Before amendment to Ind-AS 12, the requirement regarding income tax consequences of dividends was debatable. It was not clear whether the requirements of paragraph 52B of Ind AS-12 before amendment apply only in the situations described in paragraph 52A – for example, when there are different tax rates for distributed and undistributed profits or whether those requirements apply as long as payments on financial instruments classified as equity are distributions of profit.

The amendment therefore clarifies that all income-tax consequences of dividends (including payments on financial instruments classified as equity) are recognised consistently with the transactions that generated the distributable profits- i.e. in profit or loss, OCI or equity.

Presentation of DDT :

Ind-AS 12 (amended) requires companies to recognise DDT in the same place where the underlying transaction or event was recognised.
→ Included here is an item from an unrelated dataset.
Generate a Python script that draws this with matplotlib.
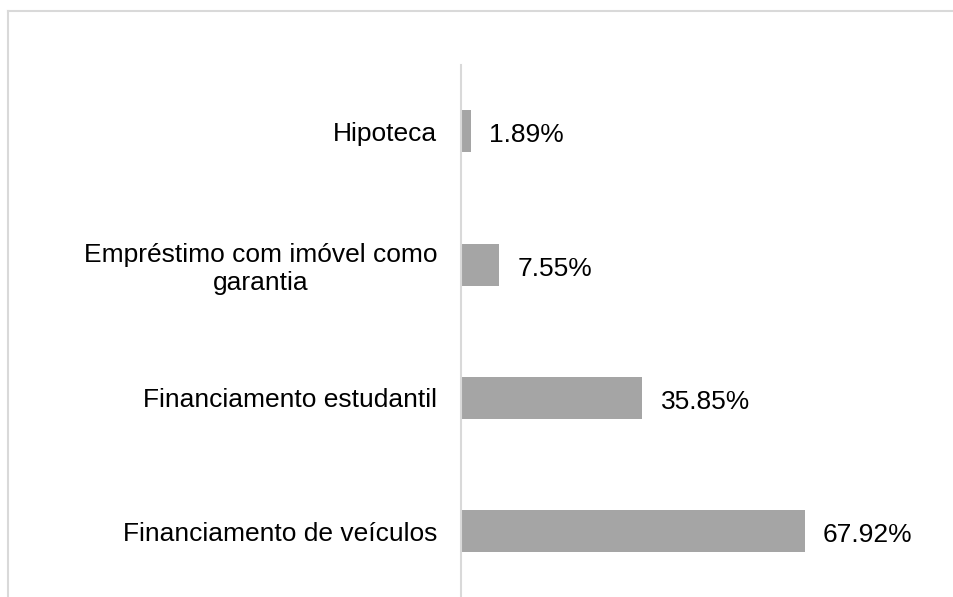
import matplotlib
matplotlib.use("Agg")
import matplotlib.pyplot as plt
from matplotlib.lines import Line2D

categories = ["Hipoteca", "Empréstimo com imóvel como\ngarantia",
              "Financiamento estudantil", "Financiamento de veículos"]
values = [1.89, 7.55, 35.85, 67.92]
labels = ["1.89%", "7.55%", "35.85%", "67.92%"]

plt.rcParams['font.family'] = ['Liberation Sans', 'DejaVu Sans']

W, H = 954, 597
fig = plt.figure(figsize=(W / 100, H / 100), dpi=100)

# figure border (top and left visible)
border_c = "#D9D9D9"
fig.add_artist(Line2D([8 / W, 1.0], [1 - 10.5 / H, 1 - 10.5 / H], color=border_c, lw=1.5, transform=fig.transFigure))
fig.add_artist(Line2D([8 / W, 8 / W], [1 - 10.5 / H, 0.0], color=border_c, lw=1.5, transform=fig.transFigure))

ax_left, ax_top, ax_bottom = 461, 64.5, 598
ax_w = 405
ax = fig.add_axes([ax_left / W, (H - ax_bottom) / H, ax_w / W, (ax_bottom - ax_top) / H])

fs = 19
ypos = list(range(len(categories)))
ax.barh(ypos, values, height=0.315, color="#A5A5A5")
ax.set_xlim(0, 80)
ax.set_ylim(len(categories) - 0.5, -0.5)

for y, v, lab in zip(ypos, values, labels):
    ax.annotate(lab, (v, y), xytext=(13, -3), textcoords="offset points",
                ha="left", va="center", fontsize=fs, color="#000000")

ax.set_yticks(ypos)
ax.set_yticklabels(categories, fontsize=fs, multialignment="center", linespacing=1.2)
ax.tick_params(axis="y", length=0, pad=17)
ax.set_xticks([])
for s in ["top", "right", "bottom"]:
    ax.spines[s].set_visible(False)
ax.spines["left"].set_color("#D9D9D9")
ax.spines["left"].set_linewidth(1.5)
ax.set_facecolor("none")

fig.savefig("out.png", dpi=100)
Therefore as a first step companies need to analyse the terms and conditions of the financial instruments issued by them to determine if such instruments should be classified as liability or equity in accordance with the guidance provided under Ind-AS 32. The classification of financial instruments is likely to involve significant judgement.

On 17 September 2019, the Accounting Standards Board (ASB) of ICAI also released FAQs and clarified the presentation of DDT as DDT is a unique feature of India tax regime. The ASB referred to paragraph 65A of Ind-AS 12 which is given below:

‘when an entity pays dividends to its share owners, it may be required to pay a portion of the dividends to taxation authorities on behalf of share owners. In many jurisdictions, this amount is referred to as a withholding tax. Such an amount paid or payable to taxation authorities is charged to equity as a part of the dividends’.
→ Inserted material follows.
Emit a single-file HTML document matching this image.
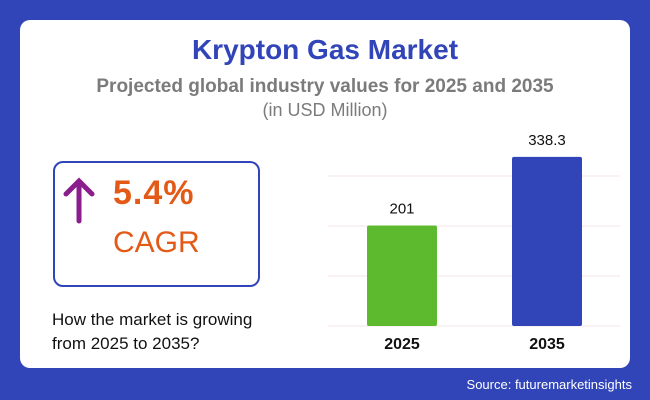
<!DOCTYPE html>
<html><head><meta charset="utf-8"><style>
body{margin:0;width:650px;height:400px;background:#3145b9;font-family:"Liberation Sans",sans-serif;position:relative;overflow:hidden}
.card{position:absolute;left:20px;top:20px;width:610px;height:348px;background:#fff;border-radius:10px}
.abs{position:absolute}
</style></head><body>
<div class="card"></div>
<div class="abs" style="left:0;width:650px;top:34px;text-align:center;font-size:28px;font-weight:bold;color:#3145b9">Krypton Gas Market</div>
<div class="abs" style="left:0;width:650px;top:76px;text-align:center;font-size:19px;font-weight:bold;color:#7b7b7b">Projected global industry values for 2025 and 2035</div>
<div class="abs" style="left:0;width:650px;top:100px;text-align:center;font-size:18px;color:#7b7b7b">(in USD Million)</div>
<div class="abs" style="left:53px;top:161px;width:203px;height:122px;border:2px solid #3145b9;border-radius:10px"></div>
<svg class="abs" style="left:62px;top:175px" width="34" height="50"><path d="M17 46V6M4 19L17 6L30 19" stroke="#8a1e8c" stroke-width="5" fill="none" stroke-linecap="round"/></svg>
<div class="abs" style="left:113px;top:174px;font-size:34px;font-weight:bold;color:#e35a17;letter-spacing:1px">5.4%</div>
<div class="abs" style="left:113px;top:226px;font-size:30px;color:#e35a17">CAGR</div>
<div class="abs" style="left:52px;top:308px;font-size:17px;line-height:24px;color:#111">How the market is growing<br>from 2025 to 2035?</div>
<div class="abs" style="right:18px;top:377px;font-size:13px;color:#fff">Source: futuremarketinsights</div>
<svg class="abs" id="chart" style="left:0;top:0" width="650" height="400"></svg>
<script>
const categories=["2025","2035"];
const values=[201,338.3];
const labels=["201","338.3"];
const gridTicks=[0,100,200,300];
const colors=["#5dba2f","#3145b9"];
const ns="http://www.w3.org/2000/svg",svg=document.getElementById('chart');
const base=326,k=0.5;
const y=v=>base-v*k;
const x=i=>402+i*145;
function mk(t,a){const e=document.createElementNS(ns,t);for(const n in a)e.setAttribute(n,a[n]);svg.appendChild(e);return e;}
gridTicks.forEach(t=>{const l=mk('line',{x1:328,x2:620,y1:y(t),y2:y(t),stroke:'#f3e3e6','stroke-width':1});

});
values.forEach((v,i)=>{
const r=mk('rect',{x:x(i)-35,y:y(v),width:70,height:v*k,rx:2,fill:colors[i]});


const t=mk('text',{x:x(i),y:y(v)-12,'text-anchor':'middle','font-size':15,fill:'#111','font-family':'Liberation Sans, sans-serif'});t.textContent=labels[i];


const c=mk('text',{x:x(i),y:349,'text-anchor':'middle','font-size':16,'font-weight':'bold',fill:'#111','font-family':'Liberation Sans, sans-serif'});c.textContent=categories[i];


});
</script>
</body></html>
 The term ‘withholding tax’ is neither defined in Income-Tax Act nor under Ind-AS.

As per the ASB, withholding tax is only an example of tax collection mechanism envisaged by Ind-AS 12 Therefore, ASB opined that the standard does recognise possibility of other tax collection mechanisms, which have to be interpreted keeping in mind the substance and underlying intent of tax laws of the country. Accordingly, the ASB considered following two indicators to evaluate whether DDT is a portion of tax paid by company on behalf of its shareowners:

1. Dividend received with an imputed tax credit:

As per the ASB, dividend is received by the shareowners in India with an imputed tax credit i.e. it will not be charged to further tax by the taxation authorities in the hands of shareowners. Therefore, DDT is covered by situation of paragraph 65A as per ASB.
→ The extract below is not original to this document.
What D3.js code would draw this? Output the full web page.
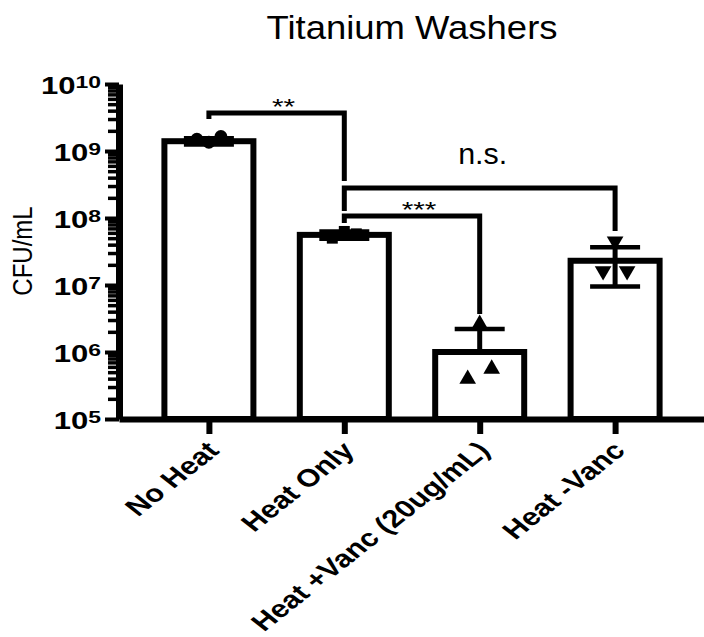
<!DOCTYPE html>
<html>
<head>
<meta charset="utf-8">
<script src="https://cdn.jsdelivr.net/npm/d3@7"></script>
<style>
  html, body { margin: 0; padding: 0; background: #fff; }
  svg { display: block; }
  text { font-family: "Liberation Sans", Arial, Helvetica, sans-serif; fill: #000; }
</style>
</head>
<body>
<svg id="chart" width="704" height="637"></svg>
<script>
// Groups along the x axis
const categories = ["No Heat", "Heat Only", "Heat +Vanc (20ug/mL)", "Heat -Vanc"];

// Bar heights (mean CFU/mL) and standard deviations
const means = [1.4e9, 5.6e7, 1.0e6, 2.3e7];
const sds   = [0.15e9, 0.7e7, 1.2e6, 1.35e7];

// Individual replicates per group (left, middle, right slot)
const pointsNoHeat     = [1.5e9, 1.35e9, 1.65e9];
const pointsHeatOnly   = [5.0e7, 6.3e7, 5.8e7];
const pointsHeatVanc   = [3.95e5, 2.6e6, 5.6e5];
const pointsHeatNoVanc = [1.62e7, 4.5e7, 1.62e7];
const groupPoints = [pointsNoHeat, pointsHeatOnly, pointsHeatVanc, pointsHeatNoVanc];
const groupSymbols = ["circle", "square", "triangle", "triangleDown"];

// Log axis decades and their exponent labels
const yMajorTicks = [1e5, 1e6, 1e7, 1e8, 1e9, 1e10];
const yTickExponents = ["5", "6", "7", "8", "9", "10"];

// Significance comparisons (levels in CFU/mL)
const compFrom     = [0, 1, 1];
const compTo       = [1, 2, 3];
const compLabel    = ["**", "***", "n.s."];
const compLevel    = [3.69e9, 1.07e8, 2.8e8];
const compLeftEnd  = [3.0e9, 8.4e7, 1.27e8];
const compRightEnd = [3.56e8, 3.7e6, 6.4e7];

const title = "Titanium Washers";
const yTitle = "CFU/mL";

const svg = d3.select("#chart");

const x = d3.scalePoint().domain(categories).range([119, 705]).padding(0.664);
const y = d3.scaleLog().domain([1e5, 1e10]).range([419, 84]);

const barWidth = 89;

// Title
svg.append("text")
  .attr("x", 412).attr("y", 39)
  .attr("text-anchor", "middle")
  .attr("font-size", 33)
  .attr("textLength", 291).attr("lengthAdjust", "spacingAndGlyphs")
  .text(title);

// Y axis title
svg.append("g")
  .attr("transform", "translate(32,251) scale(1.12,1) rotate(-90)")
  .append("text")
  .attr("text-anchor", "middle")
  .attr("font-size", 24)
  .text(yTitle);

// Bars
svg.append("g").selectAll("rect")
  .data(categories)
  .join("rect")
  .attr("x", d => x(d) - barWidth / 2)
  .attr("y", (d, i) => y(means[i]))
  .attr("width", barWidth)
  .attr("height", (d, i) => y(1e5) - y(means[i]))
  .attr("fill", "#fff")
  .attr("stroke", "#000")
  .attr("stroke-width", 6);

// Error bars (mean ± SD; lower arm omitted when it falls below zero)
const err = svg.append("g");
categories.forEach((c, i) => {
  const cx = x(c);
  const hi = means[i] + sds[i];
  const lo = means[i] - sds[i];
  const yTop = y(hi);
  const yBot = lo > 0 ? y(lo) : y(means[i]);
  err.append("line")
    .attr("x1", cx).attr("x2", cx).attr("y1", yTop).attr("y2", yBot)
    .attr("stroke", "#000").attr("stroke-width", 5);
  err.append("line")
    .attr("x1", cx - 25).attr("x2", cx + 25).attr("y1", yTop).attr("y2", yTop)
    .attr("stroke", "#000").attr("stroke-width", 4.5);
  if (lo > 0) {
    err.append("line")
      .attr("x1", cx - 25).attr("x2", cx + 25).attr("y1", yBot).attr("y2", yBot)
      .attr("stroke", "#000").attr("stroke-width", 4.5);
  }
});

// Replicate points
const slotOffset = [-12, 0, 12];
const symbolShapes = {
  circle: d3.symbol().type(d3.symbolCircle).size(130),
  square: d3.symbol().type(d3.symbolSquare).size(120),
  triangle: d3.symbol().type(d3.symbolTriangle).size(120),
  triangleDown: d3.symbol().type(d3.symbolTriangle).size(120)
};
const pts = svg.append("g");
categories.forEach((c, i) => {
  const kind = groupSymbols[i];
  groupPoints[i].forEach((v, j) => {
    const rot = kind === "triangleDown" ? " rotate(180)" : "";
    pts.append("path")
      .attr("d", symbolShapes[kind]())
      .attr("transform", `translate(${x(c) + slotOffset[j]},${y(v)})${rot}`)
      .attr("fill", "#000");
  });
});

// Axes
const xAxis = svg.append("g")
  .attr("transform", `translate(0,${y(1e5)})`)
  .call(d3.axisBottom(x).tickSize(15).tickSizeOuter(0).tickFormat(""));
xAxis.select(".domain").attr("stroke-width", 6);
xAxis.selectAll(".tick line").attr("stroke-width", 6);

const yMinorTicks = [];
for (let e = 5; e < 10; e++) for (let m = 2; m <= 9; m++) yMinorTicks.push(m * Math.pow(10, e));

const yMinor = svg.append("g")
  .attr("transform", "translate(119,0)")
  .call(d3.axisLeft(y).tickValues(yMinorTicks).tickSize(11).tickSizeOuter(0).tickFormat(""));
yMinor.select(".domain").remove();
yMinor.selectAll(".tick line").attr("stroke-width", 3.5);

const yAxis = svg.append("g")
  .attr("transform", "translate(119,0)")
  .call(d3.axisLeft(y).tickValues(yMajorTicks).tickSize(14).tickSizeOuter(0).tickFormat(""));
yAxis.select(".domain").attr("stroke-width", 7);
yAxis.selectAll(".tick line").attr("stroke-width", 4);

// Y tick labels: 10 with superscript exponent
yMajorTicks.forEach((v, i) => {
  const t = svg.append("g")
    .attr("transform", `translate(101,${y(v)}) scale(1.35,1)`)
    .append("text")
    .attr("text-anchor", "end")
    .attr("y", 9.5)
    .attr("font-weight", "bold")
    .attr("font-size", 23);
  t.append("tspan").text("10");
  t.append("tspan").attr("dy", -6).attr("font-size", 17).text(yTickExponents[i]);
});

// X tick labels, slanted
categories.forEach(c => {
  svg.append("g")
    .attr("transform", `translate(${x(c) + 4},${446}) scale(1.26,1) rotate(-45)`)
    .append("text")
    .attr("text-anchor", "end")
    .attr("dy", "0.35em")
    .attr("font-weight", "bold")
    .attr("font-size", 24.5)
    .text(c);
});

// Significance brackets
const br = svg.append("g");
compLabel.forEach((lab, k) => {
  const x1 = x(categories[compFrom[k]]);
  const x2 = x(categories[compTo[k]]);
  const yl = y(compLevel[k]);
  br.append("path")
    .attr("d", `M${x1},${y(compLeftEnd[k])}V${yl}H${x2}V${y(compRightEnd[k])}`)
    .attr("fill", "none")
    .attr("stroke", "#000")
    .attr("stroke-width", 5);
  const stars = lab.includes("*");
  const g = br.append("g")
    .attr("transform", `translate(${(x1 + x2) / 2 + (stars ? 7 : 3)},${stars ? yl + 1 : yl - 24}) scale(${stars ? 1.35 : 1.05},1)`);
  g.append("text")
    .attr("text-anchor", "middle")
    .attr("font-size", stars ? 22 : 29)
    .text(lab);
});
</script>
</body>
</html>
Further, it is of the view that in India, dividends are not taxable in the hands of shareowners as DDT is paid by the company that paid the dividend. According to ASB, had there been no DDT mechanism, dividend would have been taxable in the hands of recipients (though dividend exceeding specified limit has been made taxable under Section 115BBDA of the IT Act through Finance Act, 2016 with effect from 1 April 2017). In such a situation also, the tax applicable is at a lower rate in view of the fact that tax on dividend has already been collected in the form of DDT.

2. Receipt of net/full amount of dividend declared and ‘grossing up’ of DDT:

As per ASB, in India, the amount of dividend is grossed up by the company for computation of DDT and shareowners receive a net amount of the dividend after deducting tax.

It highlighted that DDT mechanism was introduced to replace the mechanism of Tax Deduction at Source (TDS) (commonly referred to as withholding tax) primarily to reduce the operational difficulties involved in that tax collection structure. Also, the Finance Act, 2014 brought the concept of ‘grossing up’ of base amount used for computing DDT. As per ASB, the intention behind introduction of grossing up was to bring the tax base equivalent to the tax base on which tax would have been collected if the dividends were taxable in the hands of shareowners.

Based on the above, the ASB concluded that DDT is a portion of the dividends paid to taxation authorities on behalf of its shareowners. Therefore, DDT in substance is payment by the company on behalf of the shareowners and thus, will be covered under paragraph 65A of the IT Act.

With respect to presentation of the DDT, the ASB is of the view that the relevant guidance is in paragraph 61A of Ind AS 12. Para 61A states that ‘current tax and deferred tax shall be recognised outside profit or loss if the tax relates to items that are recognised, in the same or a different period, outside profit or loss.

Accordingly ASB clarified that the presentation of DDT paid on dividends should be consistent with the presentation of the transaction that creates those income tax consequences, as follows:

  • Dividend charged to statement of profit and loss: Charge DDT to Statement of Profit and Loss.
  • Dividend recognised in statement of changes in equity: Recognise DDT in the statement of changes in equity.